Hillis asserts that parallelism itself is approximately the main ingredient of intelligence; that there is not anything else required to make a mind result from a distributed network of processors. Hillis believes that
...intelligence is just a whole lot of little things, thousands of them. And what will happen is we'll learn about each one at a time, and as we do it, machines will be more and more like people. It will be a gradual process, and that's been happening.
This is not so different from Marvin Minsky's Society of Mind theory, which holds that mind is a collection of agents, each one taking care of a particular aspect of intelligence, and communicating with one another, exchanging information as required.
Some artificial intelligence theorists have other opinions – that it's not the underlying computational mode that’s crucial, but rather particular algorithms (of reasoning, memory, perception, etc.). Others argue that the right combination of "little things" is needed to give rise to the overall emergent patterns of coordinated activity that constitute real intelligence.

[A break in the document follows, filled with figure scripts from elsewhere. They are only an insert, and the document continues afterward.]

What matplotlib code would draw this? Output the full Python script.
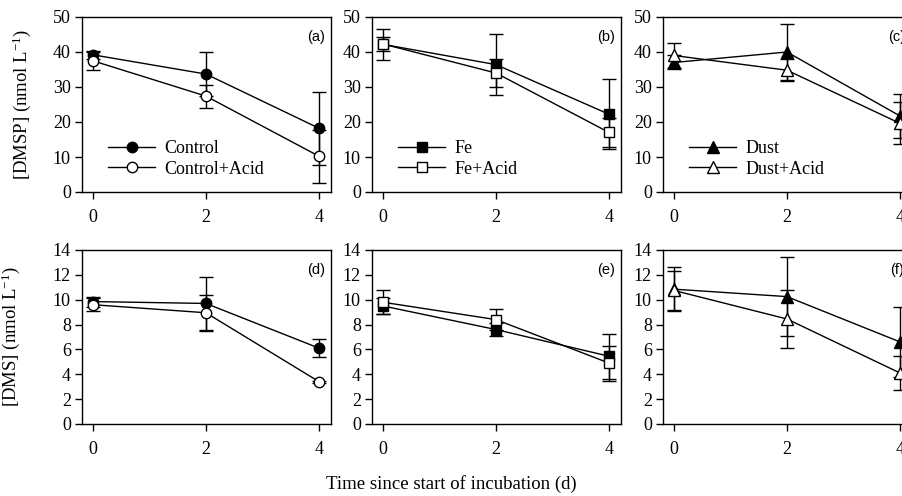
import numpy as np
import matplotlib
matplotlib.use("Agg")
import matplotlib.pyplot as plt

plt.rcParams['font.family'] = ['Liberation Serif', 'DejaVu Serif']
plt.rcParams['mathtext.fontset'] = 'custom'
plt.rcParams['mathtext.rm'] = 'Liberation Serif'
plt.rcParams['mathtext.it'] = 'Liberation Serif:italic'

days = [0, 2, 4]

# DMSP (nmol L-1)
dmsp_control = [39.2, 33.7, 18.2]
dmsp_control_err = [1.2, 6.2, 10.5]
dmsp_control_acid = [37.5, 27.4, 10.2]
dmsp_control_acid_err = [2.6, 3.3, 7.6]
dmsp_fe = [42.2, 36.4, 22.2]
dmsp_fe_err = [4.4, 8.6, 10.0]
dmsp_fe_acid = [42.3, 34.0, 17.0]
dmsp_fe_acid_err = [2.1, 4.1, 4.2]
dmsp_dust = [37.0, 40.0, 21.7]
dmsp_dust_err = [2.0, 8.0, 6.2]
dmsp_dust_acid = [39.0, 34.8, 19.6]
dmsp_dust_acid_err = [3.6, 3.2, 6.0]

# DMS (nmol L-1)
dms_control = [9.85, 9.7, 6.1]
dms_control_err = [0.4, 2.15, 0.7]
dms_control_acid = [9.6, 8.95, 3.4]
dms_control_acid_err = [0.5, 1.45, 0.1]
dms_fe = [9.5, 7.6, 5.45]
dms_fe_err = [0.65, 0.5, 1.8]
dms_fe_acid = [9.8, 8.4, 4.9]
dms_fe_acid_err = [0.95, 0.85, 1.4]
dms_dust = [10.85, 10.25, 6.6]
dms_dust_err = [1.75, 3.2, 2.8]
dms_dust_acid = [10.75, 8.45, 4.1]
dms_dust_acid_err = [1.55, 2.35, 1.4]

panels = [
    ("(a)", "o", "Control", dmsp_control, dmsp_control_err, dmsp_control_acid, dmsp_control_acid_err),
    ("(b)", "s", "Fe", dmsp_fe, dmsp_fe_err, dmsp_fe_acid, dmsp_fe_acid_err),
    ("(c)", "^", "Dust", dmsp_dust, dmsp_dust_err, dmsp_dust_acid, dmsp_dust_acid_err),
    ("(d)", "o", "Control", dms_control, dms_control_err, dms_control_acid, dms_control_acid_err),
    ("(e)", "s", "Fe", dms_fe, dms_fe_err, dms_fe_acid, dms_fe_acid_err),
    ("(f)", "^", "Dust", dms_dust, dms_dust_err, dms_dust_acid, dms_dust_acid_err),
]
msize = {"o": 7.5, "s": 6.5, "^": 8}

W, H = 902, 496
fig = plt.figure(figsize=(W / 100, H / 100), dpi=100)

lefts = [82, 372, 663]
rows = [(17, 192), (250, 424)]

for k, (lab, mk, name, y1, e1, y2, e2) in enumerate(panels):
    r, c = divmod(k, 3)
    top, bot = rows[r]
    ax = fig.add_axes([lefts[c] / W, (H - bot) / H, 249 / W, (bot - top) / H])
    ax.errorbar(days, y1, yerr=e1, color='k', marker=mk, ms=msize[mk], mfc='k', mec='k',
                lw=1, elinewidth=1, capsize=5, capthick=1, label=name, zorder=3)
    ax.errorbar(days, y2, yerr=e2, color='k', marker=mk, ms=msize[mk], mfc='white', mec='k',
                lw=1, elinewidth=1, capsize=5, capthick=1, label=name + "+Acid", zorder=3)
    ax.set_xlim(-0.19, 4.21)
    ax.set_xticks(days)
    if r == 0:
        ax.set_ylim(0, 50)
        ax.set_yticks(range(0, 51, 10))
        h, l = ax.get_legend_handles_labels()
        h = [x[0] for x in h]
        ax.legend(h, l, loc='lower left', bbox_to_anchor=(0.07, 0.03), frameon=False,
                  fontsize=13, handlelength=2.6, handletextpad=0.5, labelspacing=0.2,
                  borderpad=0)
    else:
        ax.set_ylim(0, 14)
        ax.set_yticks(range(0, 15, 2))
    ax.tick_params(direction='out', labelsize=13, length=5, width=1)
    ax.tick_params(axis='x', pad=7)
    ax.tick_params(axis='y', pad=3)
    for s in ax.spines.values():
        s.set_linewidth(1)
    ax.text(0.94, 0.885, lab, transform=ax.transAxes, ha='center', va='center',
            fontsize=10.5, family=['Liberation Sans', 'DejaVu Sans'])
    if c == 0:
        if r == 0:
            ax.set_ylabel("[DMSP] (nmol L$^{-1}$)", fontsize=13.5, labelpad=14)
        else:
            ax.set_ylabel("[DMS] (nmol L$^{-1}$)", fontsize=13.5, labelpad=22)

fig.text(0.5, 1 - 484 / H, "Time since start of incubation (d)", ha='center', va='center',
         fontsize=13.5)

fig.savefig("out.png", dpi=100)
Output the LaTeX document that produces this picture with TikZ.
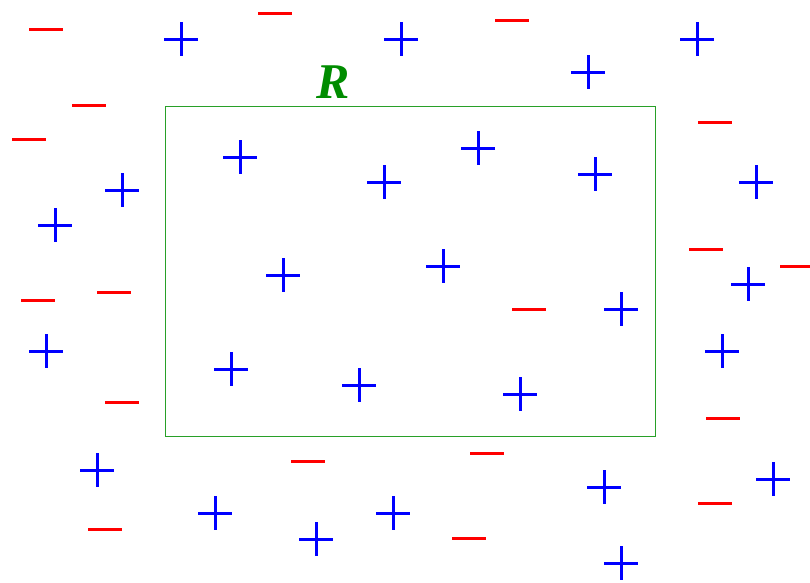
\documentclass[tikz,border=0pt]{standalone}
\usepackage{fontspec}
\newfontfamily\rfont{Liberation Serif}
\begin{document}
\begin{tikzpicture}[x=1pt,y=-1pt,
  plussign/.style={draw=blue,line width=3pt},
  minussign/.style={draw=red,line width=3pt},
  regionbox/.style={draw={rgb,255:red,40;green,160;blue,40},line width=0.9pt}]
\useasboundingbox (0,0) rectangle (810,582);
\node[regionbox,minimum width=490pt,minimum height=330pt,inner sep=0pt,anchor=north west] (R) at (165,106) {};
\node[text={rgb,255:red,0;green,140;blue,0},font=\rfont\fontsize{50}{50}\selectfont\bfseries\itshape,inner sep=0pt] (Rlabel) at (333,82) {R};
\foreach \x/\y in {181/39,401/39,697/39,588/72,240/157,478/148,384/182,595/174,122/190,756/182,55/225,283/275,443/266,748/284,621/309,46/351,722/351,231/369,359/385,520/394,97/470,773/479,604/487,215/513,393/513,316/539,621/563}
  \draw[plussign] (\x-17,\y) -- (\x+17,\y) (\x,\y-17) -- (\x,\y+17);
\foreach \x/\y in {46/29,275/13,512/20,89/105,29/139,715/122,706/249,797/266,38/300,114/292,529/309,122/402,723/418,308/461,487/453,105/529,715/503,469/538}
  \draw[minussign] (\x-17,\y) -- (\x+17,\y);
\end{tikzpicture}
\end{document}
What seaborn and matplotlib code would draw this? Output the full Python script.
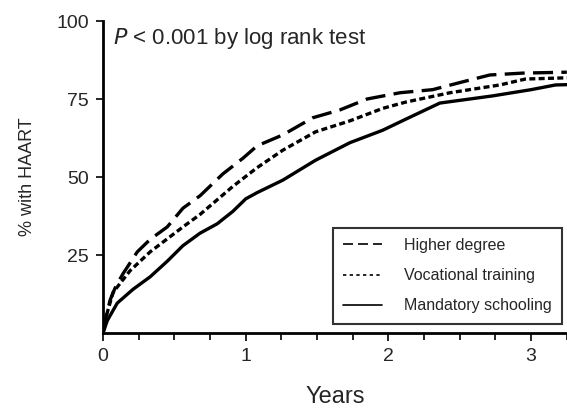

Hillis is one of a small number of people who have made a serious attempt to create such a "thinking machine" and his ambitions are clear:
"I'd like to find a way for consciousness to transcend human flesh. Building a thinking machine is really a search for a kind of Earthly immortality. Something much more intelligent than we can exist. Making a thinking machine is my way to reach out to that." [5]
Hillis' 1998 popular science book "The Pattern on the Stone" attempts to explain concepts from computer science for laymen using simple language, metaphor and analogy. It moves from Boolean algebra through topics such as information theory, parallel computing, cryptography, algorithms, heuristics, Turing machines, and promising technologies such as quantum computing and emergent systems.